Mais dans la vraie vie, la route est rarement droite. Les élèves arrivent avec des histoires familiales, des horizons et des attentes différentes. Les agents de l’éducation disposent de multiples outils : discussions informelles, ateliers, projets collectifs, accompagnements individualisés. Les sciences de l’éducation, accessibles à l’université ou via la formation continue, viennent alimenter la réflexion professionnelle. Pourtant les difficultés peuvent s’inviter : ressources disponibles, dynamique d’établissement, lien avec les familles… les repères vacillent parfois.
Pour mettre en lumière la variété des réponses, voici plusieurs leviers régulièrement mobilisés :
- Des formations universitaires, en particulier en psychologie et sciences de l’éducation, donnent du recul et affûtent l’expertise des enseignants.
- Les méthodes s’adaptent à chaque territoire, chaque équipe : il n’y a pas un parcours unique.
- La collaboration avec les familles ou des intervenants extérieurs peut profondément ancrer les valeurs dans le quotidien des élèves.
Au bout du compte, ce va-et-vient incessant entre attentes institutionnelles et ajustements locaux façonne peu à peu le parcours de formation et la construction du regard citoyen. Ce processus, parfois silencieux, laisse des marques durables dans le rapport que chacun entretient au collectif.
Comment repenser la pédagogie pour favoriser l’appropriation des valeurs éthiques par les élèves ?

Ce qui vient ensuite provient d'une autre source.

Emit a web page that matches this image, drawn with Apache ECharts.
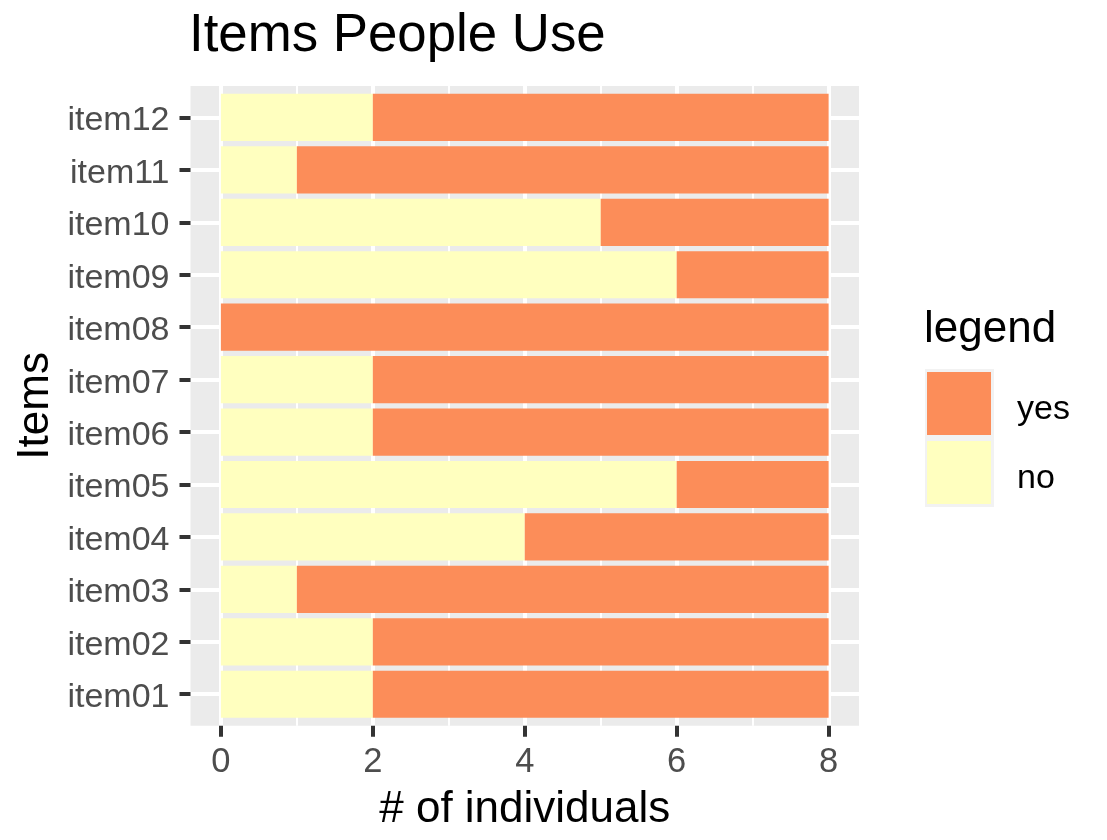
<!DOCTYPE html>
<html><head><meta charset="utf-8">
<script src="https://cdn.jsdelivr.net/npm/echarts@6/dist/echarts.min.js"></script>
<style>html,body{margin:0;padding:0;background:#fff}#c{width:1107px;height:840px}</style>
</head><body><div id="c"></div>
<script>
// ---- data ----
const categories = ['item01','item02','item03','item04','item05','item06','item07','item08','item09','item10','item11','item12'];
const noValues  = [2, 2, 1, 4, 6, 2, 2, 0, 6, 5, 1, 2];
const yesValues = [6, 6, 7, 4, 2, 6, 6, 8, 2, 3, 7, 6];
const legendOrder = ['yes', 'no'];
const xTickLabels = ['0', '2', '4', '6', '8'];
const xMin = 0, xMax = 8, xInterval = 2;

// ---- layout / style ----
const FONT = "'Liberation Sans', Arial, Helvetica, sans-serif";
const P = {left: 190.5, top: 86, width: 668.5, height: 639.7};
const n = categories.length;
const band = P.height / (n - 1 + 1.2);
const xExp = (xMax - xMin) * 0.05;
const unit = P.width / (xMax - xMin + 2 * xExp);
const tick = () => ({show: true, length: 11, lineStyle: {color: '#333333', width: 4}});

const chart = echarts.init(document.getElementById('c'), null, {renderer: 'canvas'});
chart.setOption({
  animation: false,
  backgroundColor: '#ffffff',
  textStyle: {fontFamily: FONT},
  grid: [
    {left: P.left, top: P.top + 0.1 * band, width: P.width, height: n * band},
    {left: P.left, top: P.top + 0.6 * band, width: P.width, height: (n - 1) * band},
    {left: P.left + xExp * unit, top: P.top, width: (xMax - xMin) * unit, height: P.height}
  ],
  xAxis: [
    {gridIndex: 0, type: 'value', min: xMin - xExp, max: xMax + xExp, show: false, axisLine: {onZero: false}},
    {gridIndex: 1, type: 'value', min: 0, max: 1, show: false, axisLine: {onZero: false}},
    {gridIndex: 2, type: 'value', min: xMin, max: xMax, interval: xInterval, position: 'top',
     axisLine: {show: false, onZero: false}, axisTick: {show: false}, axisLabel: {show: false},
     splitLine: {show: true, lineStyle: {color: '#ffffff', width: 4}},
     minorTick: {show: false, splitNumber: 2},
     minorSplitLine: {show: true, lineStyle: {color: '#ffffff', width: 2}}},
    {gridIndex: 2, type: 'category', data: xTickLabels, boundaryGap: false, position: 'bottom',
     axisLine: {show: false, onZero: false},
     axisTick: Object.assign({alignWithLabel: true, interval: 0}, tick()),
     axisLabel: {interval: 0, fontSize: 34.5, color: '#4D4D4D', margin: 19, fontFamily: FONT},
     splitLine: {show: false}}
  ],
  yAxis: [
    {gridIndex: 0, type: 'category', data: categories, position: 'left',
     axisLine: {show: false, onZero: false},
     axisTick: Object.assign({alignWithLabel: true}, tick()),
     axisLabel: {margin: 21, formatter: v => '{t|' + v + '}',
       rich: {t: {fontSize: 34, color: '#4D4D4D', fontFamily: FONT, padding: [7, 0, 0, 0]}}},
     splitLine: {show: false}},
    {gridIndex: 1, type: 'value', min: 1, max: n, interval: 1,
     axisLine: {show: false, onZero: false}, axisTick: {show: false}, axisLabel: {show: false},
     splitLine: {show: true, lineStyle: {color: '#ffffff', width: 4}}},
    {gridIndex: 2, type: 'value', min: 0, max: 1, show: false, axisLine: {onZero: false}}
  ],
  legend: {
    data: legendOrder, orient: 'vertical', left: 922, top: 367,
    itemWidth: 64, itemHeight: 63, itemGap: 6, icon: 'rect', selectedMode: false,
    formatter: name => '{t|' + name + '}',
    textStyle: {fontSize: 34, color: '#000000', fontFamily: FONT,
      rich: {t: {fontSize: 34, color: '#000000', fontFamily: FONT, padding: [12, 0, 0, 21]}}}
  },
  series: [
    {name: 'no', type: 'bar', stack: 'total', xAxisIndex: 0, yAxisIndex: 0,
     data: noValues, barWidth: band * 0.9, itemStyle: {color: '#FFFFBF'}, z: 2},
    {name: 'yes', type: 'bar', stack: 'total', xAxisIndex: 0, yAxisIndex: 0,
     data: yesValues, barWidth: band * 0.9, itemStyle: {color: '#FC8D59'}, z: 2}
  ],
  graphic: [
    {type: 'rect', silent: true, z: -10,
     shape: {x: P.left, y: P.top, width: P.width, height: P.height},
     style: {fill: '#EBEBEB'}},
    {type: 'rect', silent: true, z: -5,
     shape: {x: 925, y: 369, width: 69, height: 138},
     style: {fill: '#F2F2F2'}},
    {type: 'text', silent: true, x: 189, y: 36,
     style: {text: 'Items People Use', fontSize: 52.8, fontFamily: FONT, fill: '#000', align: 'left', verticalAlign: 'middle'}},
    {type: 'text', silent: true, x: P.left + P.width / 2, y: 810,
     style: {text: '# of individuals', fontSize: 44, fontFamily: FONT, fill: '#000', align: 'center', verticalAlign: 'middle'}},
    {type: 'text', silent: true, x: 36, y: P.top + P.height / 2, rotation: Math.PI / 2,
     style: {text: 'Items', fontSize: 44, fontFamily: FONT, fill: '#000', align: 'center', verticalAlign: 'middle'}},
    {type: 'text', silent: true, x: 924, y: 330,
     style: {text: 'legend', fontSize: 44, fontFamily: FONT, fill: '#000', align: 'left', verticalAlign: 'middle'}}
  ]
});
</script>
</body></html>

Faire évoluer la pédagogie ne se résume pas à un simple coup de peinture dans le programme. La morale et l’éthique s’insinuent dans chaque interaction, chaque choix pédagogique, chaque posture éducative. Dans les classes d’aujourd’hui, l’esprit de l’éducation nouvelle gagne du terrain : donner plus de place à la réflexion critique, multiplier les dialogues, confronter les élèves à des dilemmes issus du réel. Les travaux d’Olivier Reboul, relayés par les presses universitaires de France, ont défriché la voie dès les années 80.
Plusieurs pratiques permettent aujourd’hui de renforcer cette appropriation :
- Associer activement les élèves à la rédaction des règles communes pour encourager leur engagement et leur autonomie.
- Organiser régulièrement des débats philosophiques, dès l’école primaire, afin d’entraîner la liberté d’expression et la capacité d’écoute.
- Prendre appui sur des situations concrètes : résolution de conflits, décisions collectives, analyse critique de faits d’actualité.
Certains établissements s’investissent dans la formation continue : ateliers, séminaires, échanges de pratiques dynamisent sans cesse le collectif. Cette pédagogie du tâtonnement devient un terrain d’essai, où l’on ajuste, où l’on cherche ce qui résonne le mieux auprès des élèves. Le développement moral ne s’impose pas par décret ni par la seule théorie : il mature, petit à petit, dans la complexité du quotidien.
Transmettre des valeurs n’a jamais été aussi débattu à l’école. Peut-être faudra-t-il admettre, alors, que l’appropriation de ces repères n’est jamais achevée. Elle avance, par étapes, portée par l’énergie du collectif et la capacité de chacun à réinventer, chaque jour, la promesse républicaine.